■ AIM: Retype nothing but the lines from the start of the material up to and including the line with "38.7, 35, 30];". Pictures don't belong in the copy.

— Start of THE RECORDS —

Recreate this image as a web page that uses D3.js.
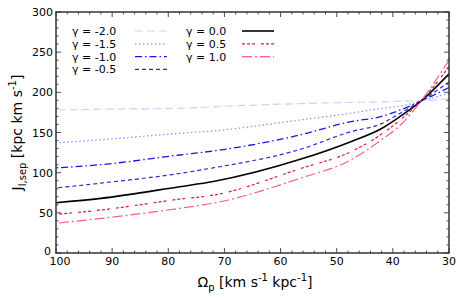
<!DOCTYPE html>
<html>
<head>
<meta charset="utf-8">
<script src="https://d3js.org/d3.v7.min.js"></script>
<style>
body{margin:0;background:#fff;}
svg text{font-family:"DejaVu Sans",sans-serif;fill:#000;}
</style>
</head>
<body>
<div id="chart"></div>
<script>
// pattern speed values (km s^-1 kpc^-1)
var omega = [100, 92, 78, 72, 56.5, 47.5, 42, 38.7, 35, 30];

// J_l,sep for each gamma
var gM20 = [178, 179, 180, 182, 186, 187.5, 188, 189, 189.5, 192];
var gM15 = [137, 141, 149, 152, 165.6, 174, 180, 183, 189, 199];
var gM10 = [106, 110, 122, 127, 147, 163.5, 170, 178, 189, 206];
var gM05 = [81, 87, 99, 106, 129, 151, 161, 174, 189, 213];
var g00  = [62.6, 68, 82.5, 89, 116.6, 138.6, 155, 170, 189, 223];
var g05  = [48, 53.5, 67, 72, 105, 126, 148, 165.6, 189, 232];
var g10  = [37, 43, 55.6, 62, 93, 115.8, 141, 159, 189, 240];

var labels = ["γ = -2.0", "γ = -1.5", "γ = -1.0", "γ = -0.5", "γ = 0.0", "γ = 0.5", "γ = 1.0"];
var seriesVals = [gM20, gM15, gM10, gM05, g00, g05, g10];

var xTicks = [100, 90, 80, 70, 60, 50, 40, 30];
var yTicks = [0, 50, 100, 150, 200, 250, 300];

var styles = [
  {color:"#c4d6fa", dash:"8,4", w:1.2},
  {color:"#8c8cff", dash:"1.5,2.5", w:1.2},
  {color:"#1515f0", dash:"7,3,1.5,3", w:1.3},
  {color:"#2a2ad0", dash:"4,3", w:1.2},
  {color:"#000000", dash:null, w:1.6},
  {color:"#d4184a", dash:"3,2,3,2,3,6", w:1.2},
  {color:"#ff5c8d", dash:"10,3,2,3", w:1.2}
];

var width = 463, height = 298;
var margin = {top:12, right:14, bottom:45, left:56};
var gw = width - margin.left - margin.right;
var gh = height - margin.top - margin.bottom;

var svg = d3.select("#chart").append("svg")
  .attr("width", width).attr("height", height);
var g = svg.append("g").attr("transform", "translate(" + margin.left + "," + margin.top + ")");

var x = d3.scaleLinear().domain([100, 30]).range([0, gw]);
var y = d3.scaleLinear().domain([0, 300]).range([gh, 0]);

// curves
var line = d3.line()
  .x(function(d){ return x(d[0]); })
  .y(function(d){ return y(d[1]); })
  .curve(d3.curveMonotoneX);

seriesVals.forEach(function(vals, i){
  var pts = omega.map(function(o, j){ return [o, vals[j]]; });
  pts.reverse();
  g.append("path")
    .attr("d", line(pts))
    .attr("fill", "none")
    .attr("stroke", styles[i].color)
    .attr("stroke-width", styles[i].w)
    .attr("stroke-dasharray", styles[i].dash);
});

// ticks, all pointing inward on four sides
var tk = g.append("g").attr("stroke", "#222").attr("stroke-width", 0.8);
d3.range(30, 101, 2).forEach(function(v){
  var major = v % 10 === 0, len = major ? 5 : 2.5;
  tk.append("line").attr("x1", x(v)).attr("x2", x(v)).attr("y1", gh).attr("y2", gh - len);
  tk.append("line").attr("x1", x(v)).attr("x2", x(v)).attr("y1", 0).attr("y2", len);
});
d3.range(0, 301, 10).forEach(function(v){
  var major = v % 50 === 0, len = major ? 5 : 2.5;
  tk.append("line").attr("y1", y(v)).attr("y2", y(v)).attr("x1", 0).attr("x2", len);
  tk.append("line").attr("y1", y(v)).attr("y2", y(v)).attr("x1", gw).attr("x2", gw - len);
});

g.append("rect").attr("width", gw).attr("height", gh)
  .attr("fill", "none").attr("stroke", "#333").attr("stroke-width", 1.5);

// tick labels (first x label nudged right so it clears the "0")
g.selectAll(".xl").data(xTicks).enter().append("text")
  .attr("x", function(d){ return x(d) + (d === 100 ? 4 : 0); }).attr("y", gh + 12)
  .attr("text-anchor", "middle").attr("font-size", 11)
  .text(function(d){ return d; });
g.selectAll(".yl").data(yTicks).enter().append("text")
  .attr("x", function(d){ return d === 0 ? -5 : -3; }).attr("y", function(d){ return y(d) + (d === 0 ? 2 : 4); })
  .attr("text-anchor", "end").attr("font-size", 11)
  .text(function(d){ return d; });

// axis titles
var xt = svg.append("text").attr("x", 255).attr("y", 287)
  .attr("text-anchor", "middle").attr("font-size", 14);
xt.append("tspan").text("Ω");
xt.append("tspan").attr("font-size", 10).attr("dy", 4).text("p");
xt.append("tspan").attr("dy", -4).text(" [km s");
xt.append("tspan").attr("font-size", 10).attr("dy", -6).text("-1");
xt.append("tspan").attr("dy", 6).text(" kpc");
xt.append("tspan").attr("font-size", 10).attr("dy", -6).text("-1");
xt.append("tspan").attr("dy", 6).text("]");

var yt = svg.append("text")
  .attr("transform", "translate(22," + (margin.top + gh / 2) + ") rotate(-90)")
  .attr("text-anchor", "middle").attr("font-size", 14);
yt.append("tspan").text("J");
yt.append("tspan").attr("font-size", 10).attr("dy", 4).text("l,sep");
yt.append("tspan").attr("dy", -4).text(" [kpc km s");
yt.append("tspan").attr("font-size", 10).attr("dy", -6).text("-1");
yt.append("tspan").attr("dy", 6).text("]");

// legend: two columns
labels.forEach(function(lab, i){
  var col = i < 4 ? 0 : 1, row = i < 4 ? i : i - 4;
  var lx = col === 0 ? 72 : 186, ly = 35 + row * 12.8;
  var lineX = col === 0 ? 135 : 242;
  svg.append("text").attr("x", lx).attr("y", ly).attr("font-size", 11)
    .text(lab);
  svg.append("line").attr("x1", lineX).attr("x2", lineX + 32)
    .attr("y1", ly - 4).attr("y2", ly - 4)
    .attr("stroke", styles[i].color).attr("stroke-width", styles[i].w)
    .attr("stroke-dasharray", styles[i].dash);
});
</script>
</body>
</html>
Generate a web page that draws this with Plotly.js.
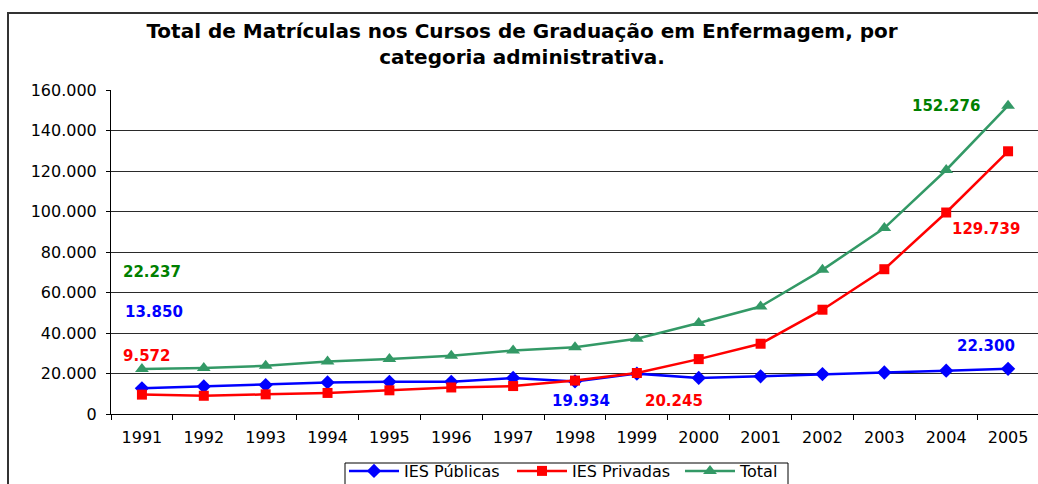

— End of THE RECORDS —

■ WORKED ANSWER:
Recreate this image as a web page that uses D3.js.
<!DOCTYPE html>
<html>
<head>
<meta charset="utf-8">
<script src="https://d3js.org/d3.v7.min.js"></script>
<style>
body{margin:0;background:#fff;}
svg text{font-family:"DejaVu Sans",sans-serif;fill:#000;}
</style>
</head>
<body>
<div id="chart"></div>
<script>
// pattern speed values (km s^-1 kpc^-1)
var omega = [100, 92, 78, 72, 56.5, 47.5, 42, 38.7, 35, 30];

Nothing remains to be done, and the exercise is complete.